[start of SUPPLIED DATA]
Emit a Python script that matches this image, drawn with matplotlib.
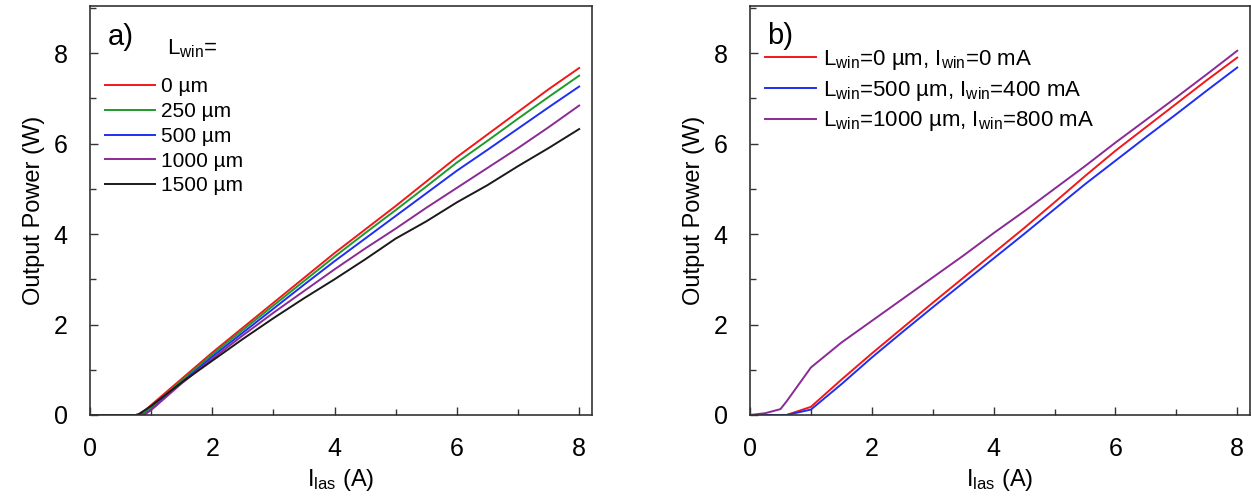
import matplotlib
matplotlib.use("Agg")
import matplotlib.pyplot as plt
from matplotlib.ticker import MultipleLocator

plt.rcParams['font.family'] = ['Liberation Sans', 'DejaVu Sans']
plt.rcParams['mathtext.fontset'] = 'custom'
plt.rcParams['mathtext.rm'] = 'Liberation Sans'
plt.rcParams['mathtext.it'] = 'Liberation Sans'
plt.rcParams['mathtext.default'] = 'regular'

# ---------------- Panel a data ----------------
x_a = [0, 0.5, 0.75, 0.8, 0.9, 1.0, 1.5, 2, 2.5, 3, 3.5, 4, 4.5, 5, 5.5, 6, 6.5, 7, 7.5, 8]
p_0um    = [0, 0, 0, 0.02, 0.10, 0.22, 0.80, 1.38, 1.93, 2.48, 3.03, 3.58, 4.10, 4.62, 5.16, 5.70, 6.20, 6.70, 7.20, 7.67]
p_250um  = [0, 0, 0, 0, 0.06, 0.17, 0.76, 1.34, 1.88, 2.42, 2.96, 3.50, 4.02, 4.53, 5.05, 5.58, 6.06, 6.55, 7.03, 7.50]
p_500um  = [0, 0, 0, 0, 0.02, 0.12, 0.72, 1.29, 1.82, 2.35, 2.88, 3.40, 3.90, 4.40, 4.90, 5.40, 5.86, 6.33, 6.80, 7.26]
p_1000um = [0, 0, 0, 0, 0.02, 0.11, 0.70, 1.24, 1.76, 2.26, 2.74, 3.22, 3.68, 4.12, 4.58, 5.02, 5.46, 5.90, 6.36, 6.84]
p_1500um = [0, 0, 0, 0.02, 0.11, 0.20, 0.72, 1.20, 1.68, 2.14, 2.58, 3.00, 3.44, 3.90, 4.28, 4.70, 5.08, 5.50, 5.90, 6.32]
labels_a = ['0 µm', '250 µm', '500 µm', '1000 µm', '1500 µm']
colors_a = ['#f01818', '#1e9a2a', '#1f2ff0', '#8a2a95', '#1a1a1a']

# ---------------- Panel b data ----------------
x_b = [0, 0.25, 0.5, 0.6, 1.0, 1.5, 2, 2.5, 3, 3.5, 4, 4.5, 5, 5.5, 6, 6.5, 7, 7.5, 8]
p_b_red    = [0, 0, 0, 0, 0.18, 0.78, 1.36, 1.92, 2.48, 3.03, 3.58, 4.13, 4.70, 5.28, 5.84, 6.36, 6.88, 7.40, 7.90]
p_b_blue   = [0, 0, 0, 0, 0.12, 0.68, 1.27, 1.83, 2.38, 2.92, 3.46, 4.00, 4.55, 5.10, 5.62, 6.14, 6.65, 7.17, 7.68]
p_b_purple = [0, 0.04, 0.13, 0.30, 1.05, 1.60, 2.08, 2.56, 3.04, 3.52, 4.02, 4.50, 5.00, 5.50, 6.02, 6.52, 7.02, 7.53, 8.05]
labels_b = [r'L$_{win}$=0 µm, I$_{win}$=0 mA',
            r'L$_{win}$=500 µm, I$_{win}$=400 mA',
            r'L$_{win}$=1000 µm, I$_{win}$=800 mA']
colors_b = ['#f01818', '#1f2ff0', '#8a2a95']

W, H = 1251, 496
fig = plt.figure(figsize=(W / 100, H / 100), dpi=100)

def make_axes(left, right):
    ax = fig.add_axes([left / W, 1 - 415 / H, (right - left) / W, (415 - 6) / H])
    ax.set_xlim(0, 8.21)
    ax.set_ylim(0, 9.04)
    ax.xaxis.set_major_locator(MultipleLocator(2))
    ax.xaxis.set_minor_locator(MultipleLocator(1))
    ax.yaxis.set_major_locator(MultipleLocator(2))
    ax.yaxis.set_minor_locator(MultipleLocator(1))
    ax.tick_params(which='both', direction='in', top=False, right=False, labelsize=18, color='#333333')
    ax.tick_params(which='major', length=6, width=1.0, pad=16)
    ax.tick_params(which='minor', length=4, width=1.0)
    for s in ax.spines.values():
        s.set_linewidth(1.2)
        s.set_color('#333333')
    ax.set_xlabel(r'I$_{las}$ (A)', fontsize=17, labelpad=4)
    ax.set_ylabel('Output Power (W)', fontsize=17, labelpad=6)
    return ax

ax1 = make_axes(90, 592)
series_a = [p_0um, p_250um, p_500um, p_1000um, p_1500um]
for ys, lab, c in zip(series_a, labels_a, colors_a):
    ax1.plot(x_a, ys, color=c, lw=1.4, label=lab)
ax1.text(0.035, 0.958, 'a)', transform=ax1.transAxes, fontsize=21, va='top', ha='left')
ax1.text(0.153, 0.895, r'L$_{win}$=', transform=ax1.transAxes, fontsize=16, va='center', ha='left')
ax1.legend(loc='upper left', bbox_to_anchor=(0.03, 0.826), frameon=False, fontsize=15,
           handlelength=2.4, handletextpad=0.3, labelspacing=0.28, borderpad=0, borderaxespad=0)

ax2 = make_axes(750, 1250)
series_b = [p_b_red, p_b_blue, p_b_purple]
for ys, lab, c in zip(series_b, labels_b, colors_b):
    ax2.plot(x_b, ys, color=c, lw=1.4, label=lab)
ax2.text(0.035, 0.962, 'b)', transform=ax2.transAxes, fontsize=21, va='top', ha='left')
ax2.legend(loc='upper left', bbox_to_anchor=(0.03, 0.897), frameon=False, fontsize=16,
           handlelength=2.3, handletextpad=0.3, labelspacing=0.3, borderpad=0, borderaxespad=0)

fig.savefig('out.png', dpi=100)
[end of SUPPLIED DATA]
• WHAT THE TASK REQUIRES:
Reproduce the material above exactly, first line through the line that contains "from matplotlib.ticker import MultipleLocator", minus the pictures.

• WRITTEN SOLUTION:
Emit a Python script that matches this image, drawn with matplotlib.
import matplotlib
matplotlib.use("Agg")
import matplotlib.pyplot as plt
from matplotlib.ticker import MultipleLocator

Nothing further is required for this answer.